12 Nov, 2024
With just six weeks to go, the festive season will be here before we know it. And with this, usually comes financial pressures of present giving, decorations, food costs and extra social events.
So, Hodge is sharing three saving tips and hacks for people who aren’t feeling prepared for the season ahead. Hodge has revealed the optimal ways to put money aside from upcoming paydays, and how to be better prepared for 2025.
Christie Cook, managing director of retail at Hodge says: “In an ideal situation, we’d all like to be entering autumn with money set aside for Christmas and the costly festive season. But with rising energy and domestic bills and cost of living concerns this year, more of us than ever might be feeling unprepared and are yet to save for December’s higher outgoings.
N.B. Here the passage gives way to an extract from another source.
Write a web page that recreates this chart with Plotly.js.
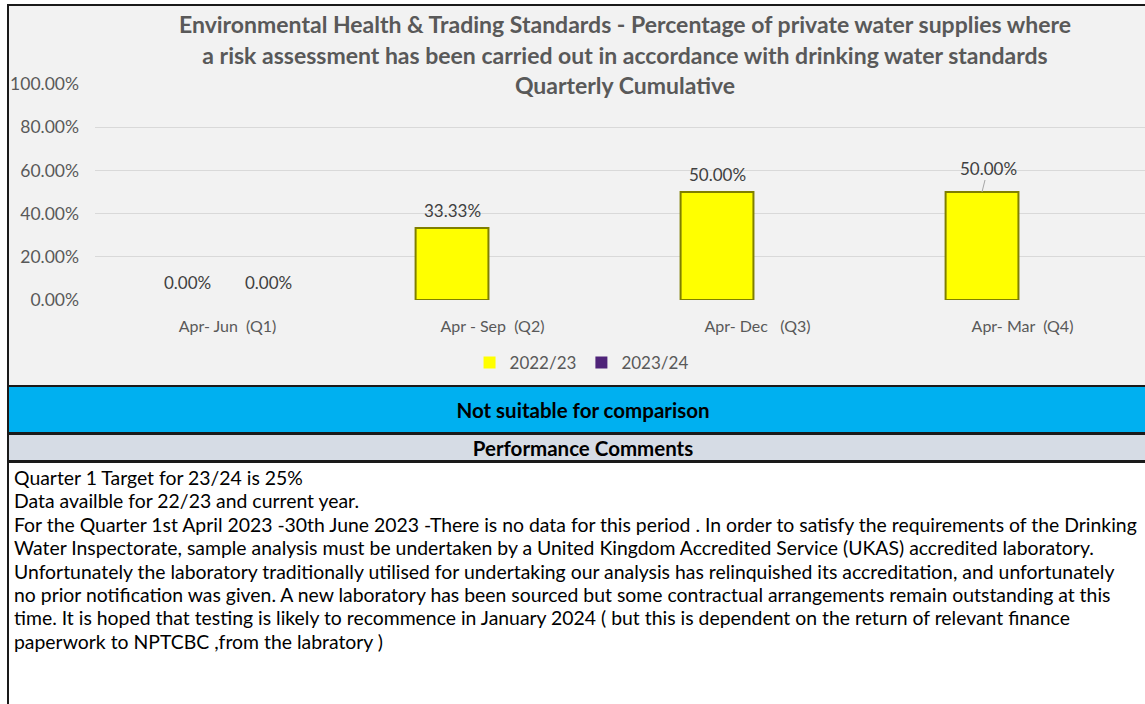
<!DOCTYPE html>
<html>
<head>
<meta charset="utf-8">
<script src="https://cdn.plot.ly/plotly-3.0.1.min.js"></script>
<style>
html,body{margin:0;padding:0;width:1145px;height:704px;overflow:hidden;background:#ffffff;font-family:Lato,"Open Sans",sans-serif;}
#box{position:absolute;left:7px;top:4px;width:1160px;height:383px;box-sizing:border-box;border:2px solid #1a1a1a;background:#f2f2f2;}
#chart{position:absolute;left:0;top:0;width:1160px;height:386px;}
#band1{position:absolute;left:7px;top:387px;width:1150px;height:48px;box-sizing:border-box;border-left:2px solid #1a1a1a;border-bottom:3px solid #1a1a1a;background:#00b0f0;display:flex;align-items:center;justify-content:center;font-weight:bold;font-size:20.5px;color:#000;}
#band2{position:absolute;left:7px;top:435px;width:1150px;height:28px;box-sizing:border-box;border-left:2px solid #1a1a1a;border-bottom:3px solid #1a1a1a;background:#d6dce5;display:flex;align-items:center;justify-content:center;font-weight:bold;font-size:20.5px;color:#000;}
#comments{position:absolute;left:7px;top:463px;width:1160px;height:260px;box-sizing:border-box;border-left:2px solid #1a1a1a;background:#fff;padding:3px 0 0 5px;font-size:19.4px;line-height:23.4px;color:#000;white-space:nowrap;}
</style>
</head>
<body>
<div id="box"></div>
<div id="chart"></div>
<div id="band1"></div>
<div id="band2"></div>
<div id="comments"></div>
<script>
// ---- data ----
const categories = ['Apr-\u00a0Jun\u00a0\u00a0(Q1)', 'Apr\u00a0-\u00a0Sep\u00a0\u00a0(Q2)', 'Apr-\u00a0Dec\u00a0\u00a0\u00a0(Q3)', 'Apr-\u00a0Mar\u00a0\u00a0(Q4)'];
const seriesNames = ['2022/23', '2023/24'];
const values2223 = [0, 0.3333, 0.5, 0.5];
const values2324 = [0, null, null, null];
const yTickVals = [0, 0.2, 0.4, 0.6, 0.8, 1.0];
const titleLines = [
  'Environmental Health &amp; Trading Standards - Percentage of private water supplies where',
  'a risk assessment has been carried out in accordance with drinking water standards',
  'Quarterly Cumulative'
];
const bandText = ['Not suitable for comparison', 'Performance Comments'];
const commentLines = [
  'Quarter 1 Target for 23/24 is 25%',
  'Data availble for 22/23 and current year.',
  'For the Quarter 1st April 2023 -30th June 2023 -There is no data for this period . In order to satisfy the requirements of the Drinking',
  'Water Inspectorate, sample analysis must be undertaken by a United Kingdom Accredited Service (UKAS) accredited laboratory.',
  'Unfortunately the laboratory traditionally utilised for undertaking our analysis has relinquished its accreditation, and unfortunately',
  'no prior notification was given. A new laboratory has been sourced but some contractual arrangements remain outstanding at this',
  'time. It is hoped that testing is likely to recommence in January 2024 ( but this is dependent on the return of relevant finance',
  'paperwork to NPTCBC ,from the labratory )'
];

document.getElementById('band1').textContent = bandText[0];
document.getElementById('band2').textContent = bandText[1];
// extend the band colours to the right edge
(function(){
  const b1 = document.createElement('div');
  b1.style.cssText = 'position:absolute;left:1157px;top:387px;width:20px;height:45px;background:#00b0f0;border-bottom:3px solid #1a1a1a;';
  const b2 = document.createElement('div');
  b2.style.cssText = 'position:absolute;left:1157px;top:435px;width:20px;height:25px;background:#d6dce5;border-bottom:3px solid #1a1a1a;';
  document.body.appendChild(b1); document.body.appendChild(b2);
})();
const cEl = document.getElementById('comments');
commentLines.forEach(function(t){ const d = document.createElement('div'); d.textContent = t; cEl.appendChild(d); });

const FONT = 'Lato, "Open Sans", sans-serif';

const traces = [
  {type:'bar', name: seriesNames[0], x: categories, y: values2223,
   marker:{color:'#ffff00', line:{color:'#7f7f00', width: values2223.map(function(v){ return v ? 2 : 0; })}}, hoverinfo:'none'},
  {type:'bar', name: seriesNames[1], x: categories, y: values2324,
   marker:{color:'#4f2479', line:{color:'#2a1040', width: values2324.map(function(v){ return v ? 1 : 0; })}}, hoverinfo:'none'}
];

function fmt(v){ return (v*100).toFixed(2) + '%'; }
const annotations = [];
[values2223, values2324].forEach(function(vals, s){
  vals.forEach(function(v, i){
    if (v === null) return;
    const a = {x: categories[i], y: v, xref:'x', yref:'y', text: fmt(v),
      showarrow:false, yanchor:'bottom', yshift:5, xshift: s === 0 ? -40.5 : 40.5,
      font:{family:FONT, size:17, color:'#404040'}};
    if (s === 0 && i === 3) {
      a.showarrow = true; a.arrowhead = 0; a.arrowwidth = 1; a.arrowcolor = '#a6a6a6';
      a.ax = 6; a.ay = -24; a.standoff = 0; a.yshift = 0; delete a.yanchor;
    }
    annotations.push(a);
  });
});

const titleText = titleLines.map(function(t){ return '<span style="font-size:23px">' + t + '</span>'; }).join('<br>');

const layout = {
  width:1160, height:386,
  margin:{l:95, r:5, t:84, b:86},
  paper_bgcolor:'rgba(0,0,0,0)', plot_bgcolor:'rgba(0,0,0,0)',
  font:{family:FONT, color:'#595959'},
  title:{text:titleText, font:{family:FONT, size:23.5, color:'#595959', weight:'bold'},
         x:0.5, xref:'paper', xanchor:'center', y:1 - 33/386, yref:'container', yanchor:'top'},
  barmode:'group', bargap:0.389, bargroupgap:0.1,
  xaxis:{type:'category', range:[-0.5, 3.5], showgrid:false, zeroline:false, showline:false,
         ticks:'', tickfont:{family:FONT, size:16, color:'#595959'}, ticklabelstandoff:15, fixedrange:true},
  yaxis:{range:[0, 1], tickvals:yTickVals, tickformat:'.2%', showgrid:true, gridcolor:'#d9d9d9', gridwidth:1,
         zeroline:false, showline:false, ticks:'', tickfont:{family:FONT, size:17.5, color:'#595959'},
         ticklabelstandoff:15, fixedrange:true},
  showlegend:true,
  legend:{orientation:'h', x:0.459, xanchor:'center', y:(386-363)/386, yref:'container', yanchor:'middle',
          font:{family:FONT, size:17, color:'#595959'}, bgcolor:'rgba(0,0,0,0)', itemwidth:30, traceorder:'normal'},
  annotations: annotations
};

Plotly.newPlot('chart', traces, layout, {staticPlot:true, displayModeBar:false});
</script>
</body>
</html>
And, given it’s just around the corner, for those paid weekly, there are just 13 paydays left until Christmas, and for those paid monthly, there are only 3 paydays left from September – November.”
According to Hodge’s research, data from 2023 suggests the average spending per head during the Christmas period is £767.54. This figure could also likely rise to well over £1000 for families who have more presents to buy or mouths to feed.
Hodge’s three Christmas saving tips and hacks:
- Put aside money from every pay day from now
“If you haven’t already got money aside for Christmas, then to have the average £770 aside for Christmas, you would need to save £257 in September, October and November if you’re paid monthly. Or £59 weekly for the next 13 weeks.. Obviously, that’s an awful lot to suddenly need to start saving and for many, certainly not possible. So, it might be better to start with a list of what needs to be bought for Christmas and then reviewing what you could realistically take out each pay day.”
- Consider the ‘50 30 20 saving method’ for budgeting
Waiting until December to do all your festive spending can put pressure on finances for the whole month, and impact your January bank balance too. Christie says if you’re in a position to be able to do so, it would be ideal to front-load these payments: “With a saving method like the ‘50 30 20’, it will make December itself less costly. This leaves you with more money for the longer wait for January payday (especially if you’re paid early in December!), and also to have extra funds for unprecedented costs during this time. Saving methods like these can reduce the last minute pressure and overwhelm that comes with one-off costs like Christmas, car insurance, or a holiday.”
For someone paid monthly and budgeting for a Christmas spend of £800 for example, this would mean taking £400 out of September’s paycheck, £240 in October, and £160 in November.
- Plan for 2025 now for less noticeable impact by putting aside £77 a month
Christie suggests setting out an annual saving plan to make Christmas costs feel like less of a burden: “Rainy day funds and saving for unknown eventualities like car problems or property damage is good. But being prepared for planned outgoings should be prioritised. One recurring cost we can all plan for is Christmas and gifting for loved one’s birthdays throughout the year for example.” Based on the average Christmas spend of £770, if you put aside around £80 a month from February – November, it would mean no Christmas saving needed in January 2025, or December next year, and reduces the pressure at the last minute.